ARCHI: The beautiful and fair, Frank Lloyd Wright

Frank Lloyd Wright has left his mark on generations of architect and influenced 20th century urban design. Focus on an exceptional career that has reshaped the United States' landscape.

The "greatest American architect in History", according to his peers, has been dedicated to man and earth. From Spring Green Taliesin agricultural community housing to Oak Park Usonian houses, for the Prairie School greatest exponent, construction and nature are complementary. The buildings distinctive features that brought him fame: horizontal lines and rooms designed as independent blocks put together.

In Wright’s creations, organic architecture dictates the work. This golden rule combines harmony between construct and environment with a house modelled on Northern American meadows. This conceptual philosophy, Wright sums it up in one word: simplicity. Simplicity is described as "the perfect harmony between the beautiful, useful and fair". This movement, of which he is a precursory, is perfectly illustrated by the Fallingwater House, built in 1936 in Pennsylvania.

Prolific, Frank Lloyd Wright is remembered as the creator of the Guggenheim of New York or the Imperial Hotel of Tokyo. Out of 800 projects, 400 have been created under his watchful eyes. Others, such as Massaro House on Mahopac Lake - New York since 2007, have been built posthumously.    

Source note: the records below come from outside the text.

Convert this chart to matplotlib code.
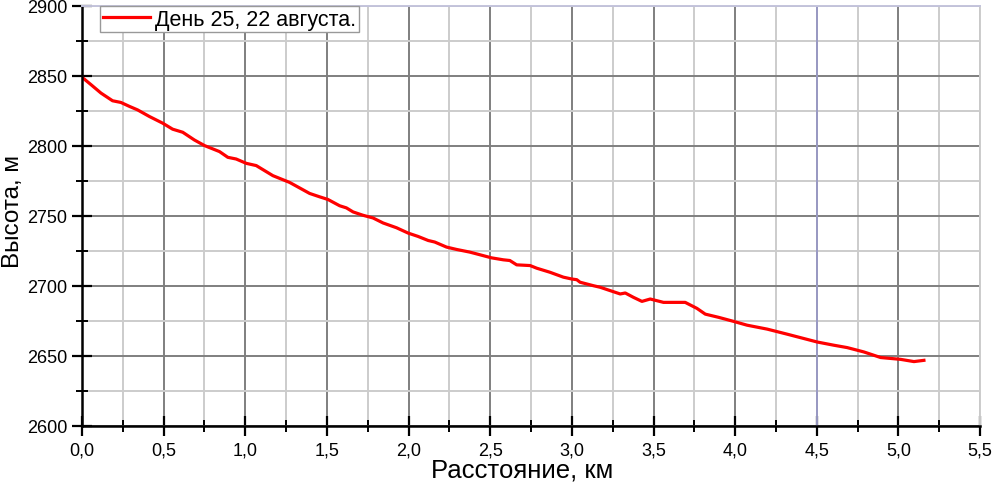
import numpy as np
import matplotlib.pyplot as plt
from matplotlib.ticker import MultipleLocator, FuncFormatter

plt.rcParams['font.family'] = ['Liberation Sans', 'DejaVu Sans']

# distance, km and altitude, m
dist = [0.0, 0.055, 0.116, 0.187, 0.238, 0.29, 0.34, 0.412, 0.494, 0.555,
        0.617, 0.688, 0.75, 0.842, 0.893, 0.944, 1.006, 1.067, 1.169, 1.271,
        1.394, 1.455, 1.506, 1.578, 1.619, 1.66, 1.721, 1.782, 1.844, 1.926,
        1.997, 2.058, 2.12, 2.16, 2.232, 2.294, 2.375, 2.437, 2.508, 2.58,
        2.62, 2.662, 2.744, 2.785, 2.866, 2.948, 2.999, 3.03, 3.05, 3.132,
        3.173, 3.224, 3.296, 3.327, 3.377, 3.429, 3.48, 3.561, 3.694, 3.766,
        3.817, 3.899, 3.991, 4.073, 4.196, 4.318, 4.502, 4.604, 4.686, 4.788,
        4.891, 5.013, 5.095, 5.156]
alt = [2849.1, 2843.8, 2837.8, 2832.3, 2831.1, 2828.3, 2825.8, 2821.1, 2816.3, 2812.0,
       2809.8, 2804.3, 2800.3, 2796.0, 2791.9, 2790.7, 2787.6, 2786.0, 2778.8, 2774.0,
       2766.1, 2763.7, 2761.8, 2757.3, 2755.8, 2752.9, 2750.5, 2748.6, 2745.0, 2741.6,
       2737.8, 2735.4, 2732.5, 2731.4, 2727.8, 2726.1, 2724.2, 2722.3, 2720.1, 2718.7,
       2718.2, 2715.1, 2714.6, 2712.7, 2709.8, 2706.3, 2705.0, 2704.5, 2702.7, 2700.2,
       2699.1, 2697.1, 2694.3, 2695.0, 2691.9, 2689.0, 2690.7, 2688.3, 2688.3, 2684.0,
       2679.9, 2677.6, 2674.7, 2672.0, 2669.2, 2665.6, 2660.0, 2657.7, 2656.0, 2652.9,
       2648.9, 2647.6, 2646.0, 2646.9]

fig = plt.figure(figsize=(9.93, 4.85), dpi=100)
ax = fig.add_axes([0.0826, 0.1196, 0.9044, 0.866])

ax.plot(dist, alt, color='#ff0000', lw=2.3, solid_joinstyle='round',
        label='День 25, 22 августа.')

ax.set_xlim(0, 5.5)
ax.set_ylim(2600, 2900)
ax.xaxis.set_major_locator(MultipleLocator(0.5))
ax.xaxis.set_minor_locator(MultipleLocator(0.25))
ax.yaxis.set_major_locator(MultipleLocator(50))
ax.yaxis.set_minor_locator(MultipleLocator(25))
ax.xaxis.set_major_formatter(FuncFormatter(lambda v, p: f'{v:.1f}'.replace('.', ',')))

ax.grid(which='major', color='#7f7f7f', lw=1.4)
ax.grid(which='minor', color='#cccccc', lw=1.4)
ax.set_axisbelow(True)
# the 4,5 km line is drawn bluish in the original
ax.axvline(4.5, color='#9a9ac4', lw=1.4, zorder=0.6)

for s in ['top', 'right']:
    ax.spines[s].set_color('#cccccc')
    ax.spines[s].set_linewidth(1.4)
ax.spines['top'].set_color('#c4c4dc')
for s in ['left', 'bottom']:
    ax.spines[s].set_linewidth(1.8)

ax.tick_params(which='major', direction='inout', length=14, width=1.6, labelsize=13)
ax.tick_params(which='minor', direction='inout', length=8, width=1.4)
ax.tick_params(axis='x', pad=4)

ax.set_xlabel('Расстояние, км', fontsize=18.5, va='baseline')
ax.xaxis.set_label_coords(0.49, -0.1214)
ax.set_ylabel('Высота, м', fontsize=17.5, va='baseline')
ax.yaxis.set_label_coords(-0.0705, 0.5126)

leg = ax.legend(loc='upper left', bbox_to_anchor=(0.02, 1.0), fontsize=15.5,
                fancybox=False, framealpha=1, edgecolor='#999999',
                borderpad=0.12, handlelength=2.2, handletextpad=0.25, borderaxespad=0)
leg.get_frame().set_linewidth(1.0)

fig.savefig('out.png', dpi=100)
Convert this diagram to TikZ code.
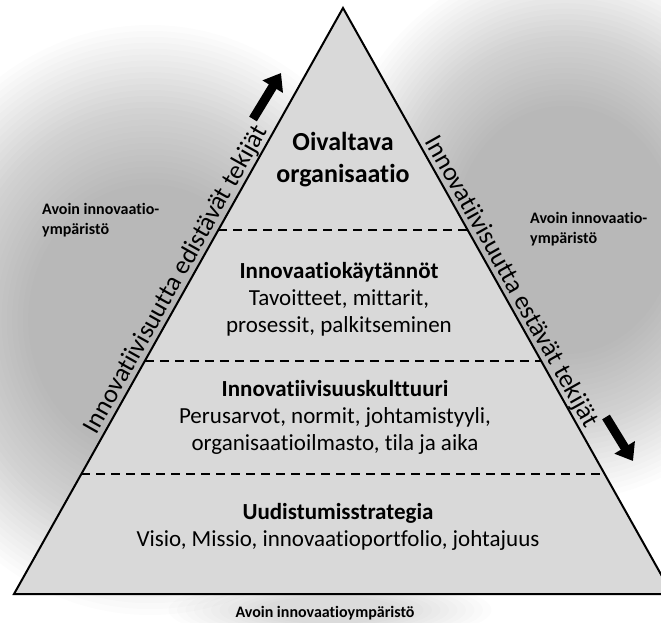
\documentclass[tikz,border=0pt]{standalone}
\usepackage{fontspec}
\setmainfont{Carlito}[Ligatures=NoCommon]
\usetikzlibrary{calc,arrows.meta}

\definecolor{pyramidgray}{RGB}{217,217,217}

\tikzset{
  level/.style={align=center, inner sep=0pt, font=\fontsize{23}{27}\selectfont},
  side/.style={inner sep=1pt, anchor=south, font=\fontsize{26}{30}\selectfont},
  env/.style={align=left, inner sep=0pt, font=\fontsize{16}{20}\selectfont\bfseries},
  divider/.style={dash pattern=on 9pt off 6pt, line width=1.8pt},
  bigarrow/.style={line width=9pt, -{Triangle[width=23pt,length=16pt]}},
  glowstep/.style={fill=black, fill opacity=0.012}
}

\begin{document}
\begin{tikzpicture}[x=1pt, y=-1pt]
    \useasboundingbox (0,0) rectangle (661,623);
    \clip (0,0) rectangle (661,623);

    % grey glow round the pyramid
    \foreach \k in {0,...,27} {
      \fill [glowstep] (150,320) ellipse [x radius={265*(1-\k/50)}, y radius={295*(1-\k/50)}];
      \fill [glowstep] (565,230) ellipse [x radius={240*(1-\k/50)}, y radius={270*(1-\k/50)}];
    }
    \foreach \k in {1,...,12} {
      \fill [glowstep] (330,610) ellipse [x radius={170*(1-\k/20)}, y radius={35*(1-\k/20)}];
    }

    \coordinate (apex) at (343,8);
    \coordinate (baseL) at (14,594);
    \coordinate (baseR) at (672,594);
    \draw [line width=2pt, fill=pyramidgray] (baseL) -- (apex) -- (baseR) -- cycle;

    \coordinate (d1l) at ($(apex)!0.379!(baseL)$);
    \coordinate (d1r) at ($(apex)!0.379!(baseR)$);
    \coordinate (d2l) at ($(apex)!0.602!(baseL)$);
    \coordinate (d2r) at ($(apex)!0.602!(baseR)$);
    \coordinate (d3l) at ($(apex)!0.795!(baseL)$);
    \coordinate (d3r) at ($(apex)!0.795!(baseR)$);
    \draw [divider] (d1l) -- (d1r);
    \draw [divider] (d2l) -- (d2r);
    \draw [divider] (d3l) -- (d3r);

    \node [level, font=\fontsize{26}{32}\selectfont\bfseries] (oivaltava) at (343,160) {Oivaltava\\organisaatio};
    \node [level] (kaytannot) at (339,299) {\textbf{Innovaatiokäytännöt}\\Tavoitteet, mittarit,\\prosessit, palkitseminen};
    \node [level] (kulttuuri) at (335,417) {\textbf{Innovatiivisuuskulttuuri}\\Perusarvot, normit, johtamistyyli,\\organisaatioilmasto, tila ja aika};
    \node [level] (strategia) at (338,527) {\textbf{Uudistumisstrategia}\\Visio, Missio, innovaatioportfolio, johtajuus};

    \node [side, rotate=60.7] (edistavat) at ($(baseL)!0.526!(apex)$) {Innovatiivisuutta edistävät tekijät};
    \node [side, rotate=-60.7] (estavat) at ($(apex)!0.478!(baseR)$) {Innovatiivisuutta estävät tekijät};

    \node [env, anchor=west] (ympL) at (42,220) {Avoin innovaatio-\\ympäristö};
    \node [env, anchor=west] (ympR) at (530,229) {Avoin innovaatio-\\ympäristö};
    \node [env] (ympB) at (325,613) {Avoin innovaatioympäristö};

    \coordinate (upTail) at (253,119);
    \coordinate (upHead) at (281,73);
    \coordinate (downTail) at (606,417);
    \coordinate (downHead) at (633,461);
    \draw [bigarrow] (upTail) -- (upHead);
    \draw [bigarrow] (downTail) -- (downHead);
\end{tikzpicture}
\end{document}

"A building should appear to grow easily from its site and be shaped to harmonize with its surroundings if Nature is manifest there." The consideration of the environmental factor in construction has been a recurring theme for many architects of this time like Le Corbusier. Despite prejudices regarding concrete, every project takes the sun into account. With light as a fundamental element, from the light well to the floor to ceiling glass, Wright’s houses thrive on their natural surroundings, starting today’s movement of ecological architecture.